Noise Reduction Technique for Raman Spectrum using Deep Learning Network
This addresses noise interference in Raman spectrum interpretation for analytical chemistry applications, but appears incremental as it builds on existing denoising methods.
The paper tackles noise reduction in Raman spectroscopy by proposing a deep learning-based technique, achieving a 10.24 dB higher output SNR compared to wavelet methods, with RMSE and MAPE values of 292.63 and 10.09 respectively.
In a normal indoor environment, Raman spectrum encounters noise often conceal spectrum peak, leading to difficulty in spectrum interpretation. This paper proposes deep learning (DL) based noise reduction technique for Raman spectroscopy. The proposed DL network is developed with several training and test sets of noisy Raman spectrum.

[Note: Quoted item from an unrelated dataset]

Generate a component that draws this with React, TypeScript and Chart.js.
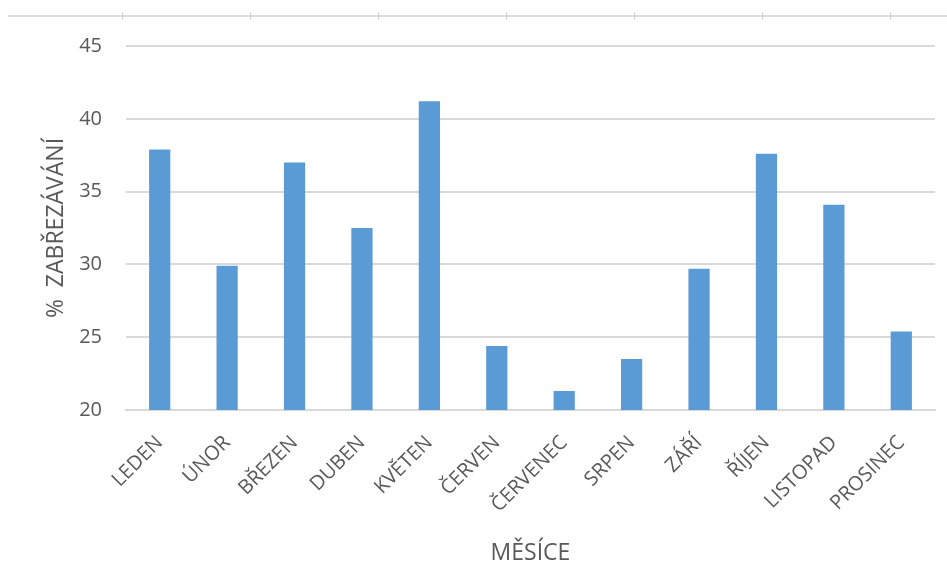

The proposed technique is applied to denoise and compare the performance with different wavelet noise reduction methods. Output signal-to-noise ratio (SNR), root-mean-square error (RMSE) and mean absolute percentage error (MAPE) are the performance evaluation index. It is shown that output SNR of the proposed noise reduction technology is 10.24 dB greater than that of the wavelet noise reduction method while the RMSE and the MAPE are 292.63 and 10.09, which are much better than the proposed technique.